Their first “processing” interview procedure reveals as much about Dodd as of Freddie’s past. Dodd lingers on the word “envy” – and we know he feels envy, treading New York’s upper-class, in attempt to captivate, and infiltrate them but envy is something that doesn’t effect Freddie – he makes no attempts at the women of  “the cause”, submits himself to willingly to humiliating trials of spirit, but does not appear to accept any of his mentor’s teachings – though he doesn’t deny them – uninterested in eternity, uninfected by his mortality.

We now know there are scenes missing from this enigmatic film, and certain long tracking shots that we observed in teasers and trailers are omitted. What we do receive is a film of such grandiosity and human feeling – two performances that are so astounding in their most intimate, minute physical refinements – and a disarming, disambiguating propulsion from Jonny Greenwood’s exquisite score.
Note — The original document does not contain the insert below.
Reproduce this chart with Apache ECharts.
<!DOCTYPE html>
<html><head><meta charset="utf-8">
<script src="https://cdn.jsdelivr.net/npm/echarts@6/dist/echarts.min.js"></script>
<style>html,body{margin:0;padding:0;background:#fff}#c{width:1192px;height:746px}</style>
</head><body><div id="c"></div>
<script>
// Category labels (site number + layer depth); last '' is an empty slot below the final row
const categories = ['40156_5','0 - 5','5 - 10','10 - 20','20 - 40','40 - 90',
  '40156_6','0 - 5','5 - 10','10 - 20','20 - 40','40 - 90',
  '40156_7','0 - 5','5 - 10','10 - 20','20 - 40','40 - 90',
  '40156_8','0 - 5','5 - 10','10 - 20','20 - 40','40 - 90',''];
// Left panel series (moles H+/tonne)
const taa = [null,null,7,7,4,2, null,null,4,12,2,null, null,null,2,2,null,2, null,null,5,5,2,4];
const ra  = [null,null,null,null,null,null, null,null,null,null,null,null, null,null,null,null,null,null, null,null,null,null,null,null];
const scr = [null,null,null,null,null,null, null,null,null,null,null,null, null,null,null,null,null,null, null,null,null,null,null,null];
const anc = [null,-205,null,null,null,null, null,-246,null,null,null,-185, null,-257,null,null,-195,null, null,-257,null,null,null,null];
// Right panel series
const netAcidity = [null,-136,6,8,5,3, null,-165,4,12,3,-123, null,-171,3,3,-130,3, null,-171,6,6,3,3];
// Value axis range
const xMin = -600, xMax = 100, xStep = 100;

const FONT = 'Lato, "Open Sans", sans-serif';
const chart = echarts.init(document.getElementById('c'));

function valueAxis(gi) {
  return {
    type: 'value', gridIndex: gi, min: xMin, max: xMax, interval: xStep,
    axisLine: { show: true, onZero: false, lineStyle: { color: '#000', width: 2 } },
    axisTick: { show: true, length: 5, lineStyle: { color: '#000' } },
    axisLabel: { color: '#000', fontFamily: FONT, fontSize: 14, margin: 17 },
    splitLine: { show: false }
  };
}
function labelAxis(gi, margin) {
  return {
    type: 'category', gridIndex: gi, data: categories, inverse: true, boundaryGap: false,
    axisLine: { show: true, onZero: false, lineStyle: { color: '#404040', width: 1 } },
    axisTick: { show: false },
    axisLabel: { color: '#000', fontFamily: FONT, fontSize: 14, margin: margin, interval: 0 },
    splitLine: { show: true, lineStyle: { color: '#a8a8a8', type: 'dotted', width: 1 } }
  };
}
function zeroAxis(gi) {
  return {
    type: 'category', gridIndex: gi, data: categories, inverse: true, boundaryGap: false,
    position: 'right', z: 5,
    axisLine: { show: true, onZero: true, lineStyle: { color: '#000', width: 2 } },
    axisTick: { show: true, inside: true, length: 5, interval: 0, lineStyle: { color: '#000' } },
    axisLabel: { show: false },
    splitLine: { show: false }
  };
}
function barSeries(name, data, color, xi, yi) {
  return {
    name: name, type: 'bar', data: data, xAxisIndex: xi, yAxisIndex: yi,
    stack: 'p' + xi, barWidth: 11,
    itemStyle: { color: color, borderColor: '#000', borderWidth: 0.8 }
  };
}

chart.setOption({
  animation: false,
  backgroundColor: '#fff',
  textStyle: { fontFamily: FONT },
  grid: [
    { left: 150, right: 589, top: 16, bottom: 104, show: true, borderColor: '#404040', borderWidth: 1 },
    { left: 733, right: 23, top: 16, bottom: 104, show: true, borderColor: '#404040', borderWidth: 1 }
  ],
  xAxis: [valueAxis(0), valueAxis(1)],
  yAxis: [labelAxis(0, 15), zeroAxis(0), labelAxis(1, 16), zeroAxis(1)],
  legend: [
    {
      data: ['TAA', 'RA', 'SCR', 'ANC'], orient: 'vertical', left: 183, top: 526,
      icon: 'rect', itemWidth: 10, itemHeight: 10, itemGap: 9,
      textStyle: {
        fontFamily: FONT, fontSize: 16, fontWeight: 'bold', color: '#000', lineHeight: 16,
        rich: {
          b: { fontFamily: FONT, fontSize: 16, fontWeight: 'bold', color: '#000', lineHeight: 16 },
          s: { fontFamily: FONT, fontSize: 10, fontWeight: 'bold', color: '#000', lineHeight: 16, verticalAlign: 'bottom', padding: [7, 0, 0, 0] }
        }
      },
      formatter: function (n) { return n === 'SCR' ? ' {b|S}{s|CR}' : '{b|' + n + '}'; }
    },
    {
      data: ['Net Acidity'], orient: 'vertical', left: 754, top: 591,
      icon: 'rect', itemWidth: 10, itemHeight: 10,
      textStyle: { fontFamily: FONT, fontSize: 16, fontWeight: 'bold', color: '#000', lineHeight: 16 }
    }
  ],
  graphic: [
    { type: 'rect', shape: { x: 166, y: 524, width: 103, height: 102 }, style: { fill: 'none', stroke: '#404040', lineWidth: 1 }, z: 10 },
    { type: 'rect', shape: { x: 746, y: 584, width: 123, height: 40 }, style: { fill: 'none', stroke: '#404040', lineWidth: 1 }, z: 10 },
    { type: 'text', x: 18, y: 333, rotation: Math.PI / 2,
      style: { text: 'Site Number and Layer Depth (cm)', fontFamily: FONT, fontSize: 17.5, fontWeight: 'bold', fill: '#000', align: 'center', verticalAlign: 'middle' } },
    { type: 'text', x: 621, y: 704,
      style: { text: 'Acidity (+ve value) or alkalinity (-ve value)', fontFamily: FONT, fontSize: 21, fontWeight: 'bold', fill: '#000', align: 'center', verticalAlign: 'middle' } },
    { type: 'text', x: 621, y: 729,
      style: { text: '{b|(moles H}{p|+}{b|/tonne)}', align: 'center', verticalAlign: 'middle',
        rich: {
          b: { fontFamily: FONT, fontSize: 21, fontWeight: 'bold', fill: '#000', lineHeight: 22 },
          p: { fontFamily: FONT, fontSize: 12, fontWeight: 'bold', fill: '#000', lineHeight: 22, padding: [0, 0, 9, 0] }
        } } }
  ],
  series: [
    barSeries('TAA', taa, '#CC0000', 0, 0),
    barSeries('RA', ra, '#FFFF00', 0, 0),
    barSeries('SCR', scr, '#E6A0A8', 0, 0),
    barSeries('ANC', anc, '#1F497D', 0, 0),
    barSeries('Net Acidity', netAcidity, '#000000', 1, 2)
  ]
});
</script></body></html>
The kaleidoscopic poster for Paul Thomas Anderson‘s The Master is a family portrait of Dodd, Quell and Dodd’s wife (Amy Adams) cast in a blue and white hue in which the position of the two men is in a pattern of constant exchange. Our experience of Quell and Dodd is a timeless, endlessly changing, completely disputable knowledge. The photograph becomes unreliable, a manipulated historical document, memory’s projection is disallowed, and perception – of man, of love, of family, of eternity – is defiled, and washed out to sea. Throw yourself into it, over and over again.

The Master is in Australian cinemas from Thursday 8 November through Roadshow Films.